# Task to carry out:
Can you transcribe every line exactly and leave the pictures behind?

# Raw data:
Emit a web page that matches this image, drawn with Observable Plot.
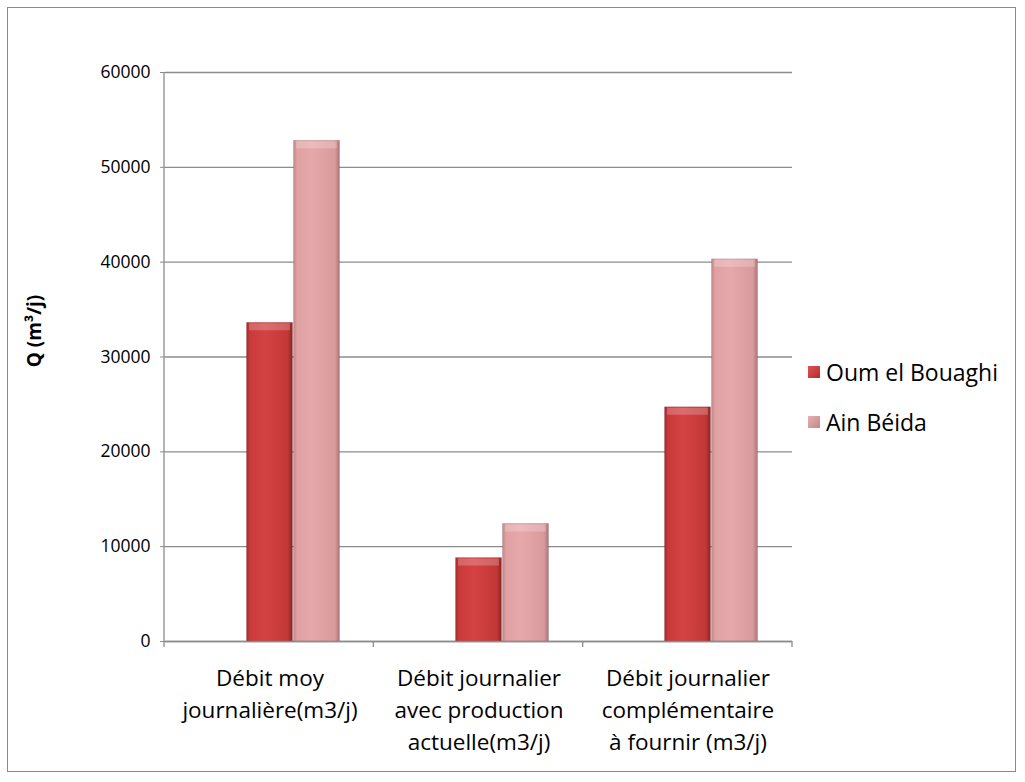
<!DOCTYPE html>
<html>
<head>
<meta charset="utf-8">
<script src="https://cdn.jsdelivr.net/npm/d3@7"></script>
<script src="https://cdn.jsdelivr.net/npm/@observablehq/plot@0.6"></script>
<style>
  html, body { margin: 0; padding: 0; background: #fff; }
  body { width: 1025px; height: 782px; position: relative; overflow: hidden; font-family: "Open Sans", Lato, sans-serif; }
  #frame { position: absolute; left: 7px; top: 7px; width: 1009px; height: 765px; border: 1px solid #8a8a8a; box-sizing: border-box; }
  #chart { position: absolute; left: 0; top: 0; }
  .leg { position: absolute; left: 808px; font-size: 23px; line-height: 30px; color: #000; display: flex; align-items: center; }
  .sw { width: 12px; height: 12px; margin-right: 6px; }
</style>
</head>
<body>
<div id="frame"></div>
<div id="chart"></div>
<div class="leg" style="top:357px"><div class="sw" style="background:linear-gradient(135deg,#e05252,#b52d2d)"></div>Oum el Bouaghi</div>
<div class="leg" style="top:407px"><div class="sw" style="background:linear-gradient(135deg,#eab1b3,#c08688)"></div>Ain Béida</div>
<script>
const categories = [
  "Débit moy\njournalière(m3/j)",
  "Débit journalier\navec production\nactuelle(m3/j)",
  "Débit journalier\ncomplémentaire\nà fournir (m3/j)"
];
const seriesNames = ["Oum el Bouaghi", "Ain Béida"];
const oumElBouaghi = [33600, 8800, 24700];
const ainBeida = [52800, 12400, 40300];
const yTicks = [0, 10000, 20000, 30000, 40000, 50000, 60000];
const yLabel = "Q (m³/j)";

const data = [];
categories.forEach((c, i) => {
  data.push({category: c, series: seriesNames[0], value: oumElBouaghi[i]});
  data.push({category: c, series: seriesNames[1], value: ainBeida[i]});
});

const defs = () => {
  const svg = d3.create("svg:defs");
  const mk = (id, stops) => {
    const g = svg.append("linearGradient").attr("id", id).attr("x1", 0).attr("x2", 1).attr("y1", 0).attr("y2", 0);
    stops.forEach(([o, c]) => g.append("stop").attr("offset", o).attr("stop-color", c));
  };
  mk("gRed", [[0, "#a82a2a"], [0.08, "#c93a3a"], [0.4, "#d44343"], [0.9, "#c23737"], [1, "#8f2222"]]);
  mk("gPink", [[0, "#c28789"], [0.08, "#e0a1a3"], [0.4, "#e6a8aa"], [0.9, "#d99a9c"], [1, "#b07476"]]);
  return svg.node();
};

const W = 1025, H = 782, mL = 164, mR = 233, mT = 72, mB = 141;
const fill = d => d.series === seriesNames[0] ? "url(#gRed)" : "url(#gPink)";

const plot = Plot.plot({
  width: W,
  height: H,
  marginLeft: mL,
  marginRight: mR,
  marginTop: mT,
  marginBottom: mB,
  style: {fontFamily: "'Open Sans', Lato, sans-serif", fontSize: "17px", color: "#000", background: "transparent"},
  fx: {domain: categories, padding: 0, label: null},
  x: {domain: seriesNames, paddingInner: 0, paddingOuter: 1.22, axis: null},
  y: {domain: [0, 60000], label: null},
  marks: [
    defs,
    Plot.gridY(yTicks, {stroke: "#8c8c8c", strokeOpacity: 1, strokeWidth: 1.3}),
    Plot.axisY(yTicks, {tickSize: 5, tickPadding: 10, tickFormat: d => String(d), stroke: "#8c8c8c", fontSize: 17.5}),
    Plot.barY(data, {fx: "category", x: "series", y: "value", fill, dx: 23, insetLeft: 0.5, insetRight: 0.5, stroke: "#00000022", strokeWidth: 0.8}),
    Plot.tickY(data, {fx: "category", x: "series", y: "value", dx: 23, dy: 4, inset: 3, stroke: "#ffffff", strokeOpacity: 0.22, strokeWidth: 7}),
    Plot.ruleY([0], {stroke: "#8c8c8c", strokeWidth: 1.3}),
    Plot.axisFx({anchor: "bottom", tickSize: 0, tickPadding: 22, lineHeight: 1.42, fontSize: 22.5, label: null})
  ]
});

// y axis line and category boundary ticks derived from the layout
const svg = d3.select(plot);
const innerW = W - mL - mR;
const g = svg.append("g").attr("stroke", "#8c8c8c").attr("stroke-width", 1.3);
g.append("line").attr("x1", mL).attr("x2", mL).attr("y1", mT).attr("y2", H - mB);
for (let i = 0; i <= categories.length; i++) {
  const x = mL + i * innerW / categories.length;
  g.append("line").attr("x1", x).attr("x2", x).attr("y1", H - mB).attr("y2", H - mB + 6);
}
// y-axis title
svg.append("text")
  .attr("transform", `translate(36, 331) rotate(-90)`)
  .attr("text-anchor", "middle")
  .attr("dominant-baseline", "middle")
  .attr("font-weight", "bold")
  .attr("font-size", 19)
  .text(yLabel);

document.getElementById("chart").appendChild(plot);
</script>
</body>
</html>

# Written response:
Emit a web page that matches this image, drawn with Observable Plot.
<!DOCTYPE html>
<html>
<head>
<meta charset="utf-8">
<script src="https://cdn.jsdelivr.net/npm/d3@7"></script>
<script src="https://cdn.jsdelivr.net/npm/@observablehq/plot@0.6"></script>
<style>
  html, body { margin: 0; padding: 0; background: #fff; }
  body { width: 1025px; height: 782px; position: relative; overflow: hidden; font-family: "Open Sans", Lato, sans-serif; }
  #frame { position: absolute; left: 7px; top: 7px; width: 1009px; height: 765px; border: 1px solid #8a8a8a; box-sizing: border-box; }
  #chart { position: absolute; left: 0; top: 0; }
  .leg { position: absolute; left: 808px; font-size: 23px; line-height: 30px; color: #000; display: flex; align-items: center; }
  .sw { width: 12px; height: 12px; margin-right: 6px; }
</style>
</head>
<body>
<div id="frame"></div>
<div id="chart"></div>
<div class="leg" style="top:357px"><div class="sw" style="background:linear-gradient(135deg,#e05252,#b52d2d)"></div>Oum el Bouaghi</div>
<div class="leg" style="top:407px"><div class="sw" style="background:linear-gradient(135deg,#eab1b3,#c08688)"></div>Ain Béida</div>
<script>
const categories = [
  "Débit moy\njournalière(m3/j)",
  "Débit journalier\navec production\nactuelle(m3/j)",
  "Débit journalier\ncomplémentaire\nà fournir (m3/j)"
];
const seriesNames = ["Oum el Bouaghi", "Ain Béida"];
const oumElBouaghi = [33600, 8800, 24700];
const ainBeida = [52800, 12400, 40300];
const yTicks = [0, 10000, 20000, 30000, 40000, 50000, 60000];
const yLabel = "Q (m³/j)";

const data = [];
categories.forEach((c, i) => {
  data.push({category: c, series: seriesNames[0], value: oumElBouaghi[i]});
  data.push({category: c, series: seriesNames[1], value: ainBeida[i]});
});

const defs = () => {
  const svg = d3.create("svg:defs");
  const mk = (id, stops) => {
    const g = svg.append("linearGradient").attr("id", id).attr("x1", 0).attr("x2", 1).attr("y1", 0).attr("y2", 0);
    stops.forEach(([o, c]) => g.append("stop").attr("offset", o).attr("stop-color", c));
  };
  mk("gRed", [[0, "#a82a2a"], [0.08, "#c93a3a"], [0.4, "#d44343"], [0.9, "#c23737"], [1, "#8f2222"]]);
  mk("gPink", [[0, "#c28789"], [0.08, "#e0a1a3"], [0.4, "#e6a8aa"], [0.9, "#d99a9c"], [1, "#b07476"]]);
  return svg.node();
};

const W = 1025, H = 782, mL = 164, mR = 233, mT = 72, mB = 141;
const fill = d => d.series === seriesNames[0] ? "url(#gRed)" : "url(#gPink)";

const plot = Plot.plot({
  width: W,
  height: H,
  marginLeft: mL,
  marginRight: mR,
  marginTop: mT,
  marginBottom: mB,
  style: {fontFamily: "'Open Sans', Lato, sans-serif", fontSize: "17px", color: "#000", background: "transparent"},
  fx: {domain: categories, padding: 0, label: null},
  x: {domain: seriesNames, paddingInner: 0, paddingOuter: 1.22, axis: null},
  y: {domain: [0, 60000], label: null},
  marks: [
    defs,
    Plot.gridY(yTicks, {stroke: "#8c8c8c", strokeOpacity: 1, strokeWidth: 1.3}),
    Plot.axisY(yTicks, {tickSize: 5, tickPadding: 10, tickFormat: d => String(d), stroke: "#8c8c8c", fontSize: 17.5}),
    Plot.barY(data, {fx: "category", x: "series", y: "value", fill, dx: 23, insetLeft: 0.5, insetRight: 0.5, stroke: "#00000022", strokeWidth: 0.8}),
    Plot.tickY(data, {fx: "category", x: "series", y: "value", dx: 23, dy: 4, inset: 3, stroke: "#ffffff", strokeOpacity: 0.22, strokeWidth: 7}),
    Plot.ruleY([0], {stroke: "#8c8c8c", strokeWidth: 1.3}),
    Plot.axisFx({anchor: "bottom", tickSize: 0, tickPadding: 22, lineHeight: 1.42, fontSize: 22.5, label: null})
  ]
});

// y axis line and category boundary ticks derived from the layout
const svg = d3.select(plot);
const innerW = W - mL - mR;
const g = svg.append("g").attr("stroke", "#8c8c8c").attr("stroke-width", 1.3);
g.append("line").attr("x1", mL).attr("x2", mL).attr("y1", mT).attr("y2", H - mB);
for (let i = 0; i <= categories.length; i++) {
  const x = mL + i * innerW / categories.length;
  g.append("line").attr("x1", x).attr("x2", x).attr("y1", H - mB).attr("y2", H - mB + 6);
}
// y-axis title
svg.append("text")
  .attr("transform", `translate(36, 331) rotate(-90)`)
  .attr("text-anchor", "middle")
  .attr("dominant-baseline", "middle")
  .attr("font-weight", "bold")
  .attr("font-size", 19)
  .text(yLabel);

document.getElementById("chart").appendChild(plot);
</script>
</body>
</html>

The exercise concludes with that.